> [Exercise task]
Copy, exactly and only, the lines from the one with "Reproduce this chart" up to and including the one with "Line, XAxis, YAxis", leaving pictures out.

━━━ Supplied material

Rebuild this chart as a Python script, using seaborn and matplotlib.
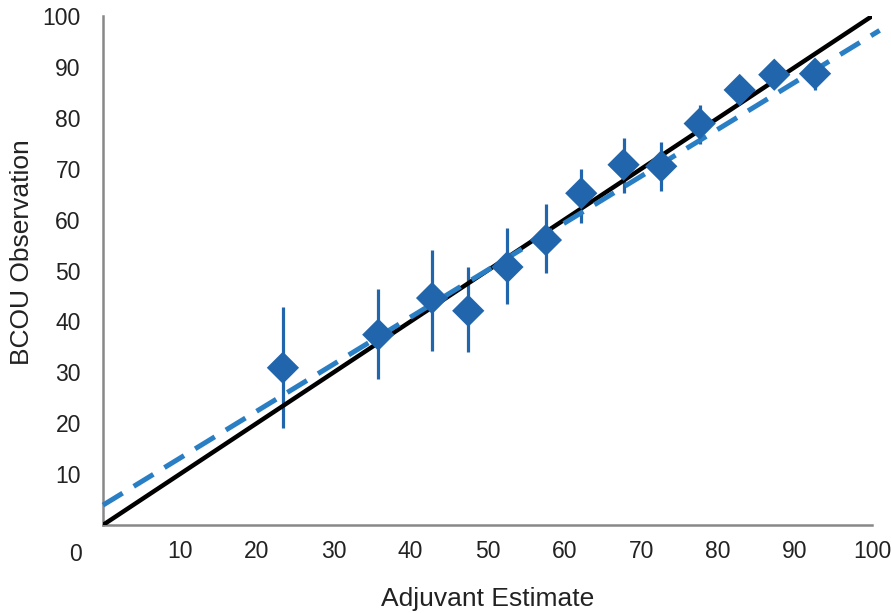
import numpy as np
import matplotlib
matplotlib.use("Agg")
import matplotlib.pyplot as plt
import seaborn as sns

# data
adjuvant = [23.4, 35.8, 42.8, 47.5, 52.6, 57.6, 62.2, 67.7, 72.6, 77.6, 82.8, 87.3, 92.6]
bcou = [30.9, 37.4, 44.6, 42.1, 50.7, 56.0, 65.2, 70.8, 70.5, 78.9, 85.5, 88.5, 88.7]
err_hi = [42.9, 46.4, 54.0, 50.7, 58.3, 63.0, 69.9, 76.1, 75.3, 82.6, 87.4, 90.0, 90.8]
err_lo = [19.0, 28.6, 34.2, 33.9, 43.4, 49.5, 59.3, 65.2, 65.6, 74.9, 83.6, 86.7, 85.5]
identity_x = [0, 100]
identity_y = [0, 100]
fit_x = [0, 101]
fit_y = [3.9, 97.2]
ticks = [10, 20, 30, 40, 50, 60, 70, 80, 90, 100]

sns.set_style("white")
plt.rcParams['font.family'] = ['Liberation Sans', 'DejaVu Sans']

blue = "#2166ad"
blue_dash = "#2a7fc4"
txt = "#222222"

fig = plt.figure(figsize=(8.91, 6.13), dpi=100)
ax = fig.add_axes([0.1156, 0.1436, 0.863, 0.830])

# error bars
yerr = np.array([np.array(bcou) - np.array(err_lo), np.array(err_hi) - np.array(bcou)])
ax.errorbar(adjuvant, bcou, yerr=yerr, fmt="none", ecolor=blue, elinewidth=2.3, capsize=0, zorder=2)

# identity line and regression fit
sns.lineplot(x=identity_x, y=identity_y, color="black", linewidth=3.2, ax=ax, zorder=3)
sns.lineplot(x=fit_x, y=fit_y, color=blue_dash, linewidth=3.6, ax=ax, zorder=4)
ax.lines[-1].set_dashes([4.6, 2.6])
ax.lines[-1].set_clip_on(False)

sns.scatterplot(x=adjuvant, y=bcou, marker="D", s=270, color=blue, edgecolor="none", ax=ax, zorder=5)

ax.set_xlim(0, 100)
ax.set_ylim(0, 100)
ax.set_xticks(ticks)
ax.set_yticks(ticks)
ax.tick_params(axis="both", labelsize=16.5, colors="#999999", labelcolor=txt, length=4, width=1)
ax.tick_params(axis="x", direction="inout", pad=9)
ax.tick_params(axis="y", direction="out", pad=12)
ax.text(-0.036, -0.035, "0", transform=ax.transAxes, ha="center", va="top", fontsize=16.5, color=txt)

for side in ["top", "right"]:
    ax.spines[side].set_visible(False)
for side in ["left", "bottom"]:
    ax.spines[side].set_color("#888888")
    ax.spines[side].set_linewidth(1.8)

ax.set_xlabel("Adjuvant Estimate", fontsize=19, color=txt, labelpad=17)
ax.set_ylabel("BCOU Observation", fontsize=19, color=txt)
ax.yaxis.set_label_coords(-0.090, 0.536)

fig.savefig("out.png", dpi=100)
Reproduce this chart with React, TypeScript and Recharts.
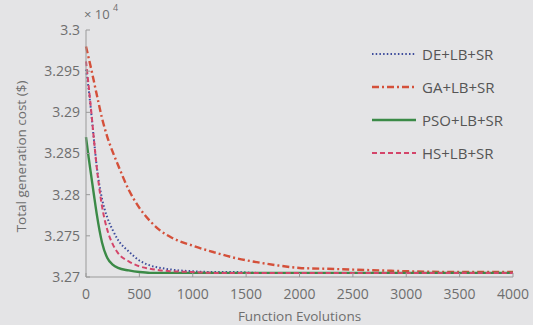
import { LineChart, Line, XAxis, YAxis } from 'recharts'

// function evaluations (x) and the best cost found so far (x 10^4 $)
const evals = [0, 25, 50, 75, 100, 150, 200, 250, 300, 400, 500, 600, 700, 800, 1000, 1200, 1400, 1600, 1800, 2000, 2250, 2500, 2750, 3000, 3500, 4000]
const deCost = [3.2952, 3.2928, 3.2898, 3.2866, 3.2835, 3.2795, 3.2772, 3.2757, 3.2745, 3.2731, 3.272, 3.2714, 3.2711, 3.2709, 3.2707, 3.2706, 3.2706, 3.2705, 3.2705, 3.2705, 3.2705, 3.2705, 3.2705, 3.2705, 3.2705, 3.2705]
const gaCost = [3.298, 3.2966, 3.2952, 3.2937, 3.2922, 3.2893, 3.287, 3.2852, 3.2836, 3.2806, 3.2784, 3.2768, 3.2756, 3.2748, 3.2738, 3.273, 3.2723, 3.2718, 3.2714, 3.2711, 3.271, 3.2709, 3.2708, 3.2707, 3.2706, 3.2706]
const psoCost = [3.287, 3.2845, 3.2822, 3.2799, 3.2777, 3.2742, 3.2723, 3.2715, 3.2711, 3.2708, 3.2706, 3.2705, 3.2705, 3.2705, 3.2705, 3.2705, 3.2705, 3.2705, 3.2705, 3.2705, 3.2705, 3.2705, 3.2705, 3.2705, 3.2705, 3.2705]
const hsCost = [3.2962, 3.2932, 3.29, 3.2866, 3.2834, 3.2786, 3.2757, 3.274, 3.2729, 3.2719, 3.2713, 3.271, 3.2708, 3.2707, 3.2706, 3.2705, 3.2705, 3.2705, 3.2705, 3.2705, 3.2705, 3.2705, 3.2705, 3.2705, 3.2705, 3.2705]

const xTicks = [0, 500, 1000, 1500, 2000, 2500, 3000, 3500, 4000]
const yTicks = [3.27, 3.275, 3.28, 3.285, 3.29, 3.295, 3.3]
const yTickLabels = ['3.27', '3.275', '3.28', '3.285', '3.29', '3.295', '3.3']

const FONT = '"Open Sans", "DejaVu Sans", sans-serif'

const series = [
    { key: 'de', name: 'DE+LB+SR', color: '#3d4c9c', dash: '1.5 2.2', width: 2 },
    { key: 'ga', name: 'GA+LB+SR', color: '#d4503a', dash: '7 3 2 3', width: 2.4 },
    { key: 'pso', name: 'PSO+LB+SR', color: '#3b8a47', dash: undefined, width: 2.4 },
    { key: 'hs', name: 'HS+LB+SR', color: '#d4456a', dash: '5 3', width: 2 },
]

const chartData = evals.map((fe, i) => ({
    fe,
    de: deCost[i],
    ga: gaCost[i],
    pso: psoCost[i],
    hs: hsCost[i],
}))

// legend drawn as an overlay so it does not eat into the plot area
const LegendBox = () => (
    <div style={{ position: 'absolute', left: 372, top: 37, fontFamily: FONT, fontSize: 15, color: '#555' }}>
        {series.map(s => (
            <div key={s.key} style={{ display: 'flex', alignItems: 'center', height: 33 }}>
                <svg width={46} height={6} style={{ marginRight: 4 }}>
                    <line x1={0} y1={3} x2={44} y2={3} stroke={s.color} strokeWidth={s.width} strokeDasharray={s.dash} />
                </svg>
                <span>{s.name}</span>
            </div>
        ))}
    </div>
)

export default function App() {
    return (
        <div style={{ position: 'absolute', left: 0, top: 0, width: 533, height: 325, background: '#e4e4e6' }}>
            <LineChart width={533} height={325} data={chartData} margin={{ top: 30, right: 20, bottom: 3, left: 0 }}>
                <XAxis
                    dataKey="fe"
                    type="number"
                    domain={[0, 4000]}
                    ticks={xTicks}
                    interval={0}
                    height={45}
                    tickSize={-4}
                    tickMargin={16}
                    stroke="#9a9a9a"
                    tick={{ fill: '#6e6e6e', fontSize: 14, fontFamily: FONT }}
                    label={({ viewBox }: any) => (
                        <text x={viewBox.x + viewBox.width / 2} y={321} textAnchor="middle" fill="#6e6e6e" fontSize={13.5} fontFamily={FONT}>
                            Function Evolutions
                        </text>
                    )}
                />
                <YAxis
                    type="number"
                    domain={[3.27, 3.3]}
                    ticks={yTicks}
                    interval={0}
                    width={86}
                    tickSize={-4}
                    tickMargin={10}
                    stroke="#9a9a9a"
                    tickFormatter={(v: number) => yTickLabels[yTicks.findIndex(t => Math.abs(t - v) < 1e-6)] ?? String(v)}
                    tick={{ fill: '#6e6e6e', fontSize: 14, fontFamily: FONT }}
                    label={({ viewBox }: any) => {
                        const cy = viewBox.y + viewBox.height / 2 + 3
                        return (
                            <g>
                                <text x={26} y={cy} transform={`rotate(-90, 26, ${cy})`} textAnchor="middle" fill="#6e6e6e" fontSize={13.5} fontFamily={FONT}>
                                    Total generation cost ($)
                                </text>
                                <text x={84} y={19} fill="#6e6e6e" fontSize={13} fontFamily={FONT}>× 10</text>
                                <text x={113} y={11} fill="#6e6e6e" fontSize={9} fontFamily={FONT}>4</text>
                            </g>
                        )
                    }}
                />
                {series.map(s => (
                    <Line
                        key={s.key}
                        dataKey={s.key}
                        name={s.name}
                        type="monotone"
                        stroke={s.color}
                        strokeWidth={s.width}
                        strokeDasharray={s.dash}
                        dot={false}
                        isAnimationActive={false}
                    />
                ))}
            </LineChart>
            <LegendBox />
        </div>
    )
}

━━━━━━

> [Response to this task]
Reproduce this chart with React, TypeScript and Recharts.
import { LineChart, Line, XAxis, YAxis } from 'recharts'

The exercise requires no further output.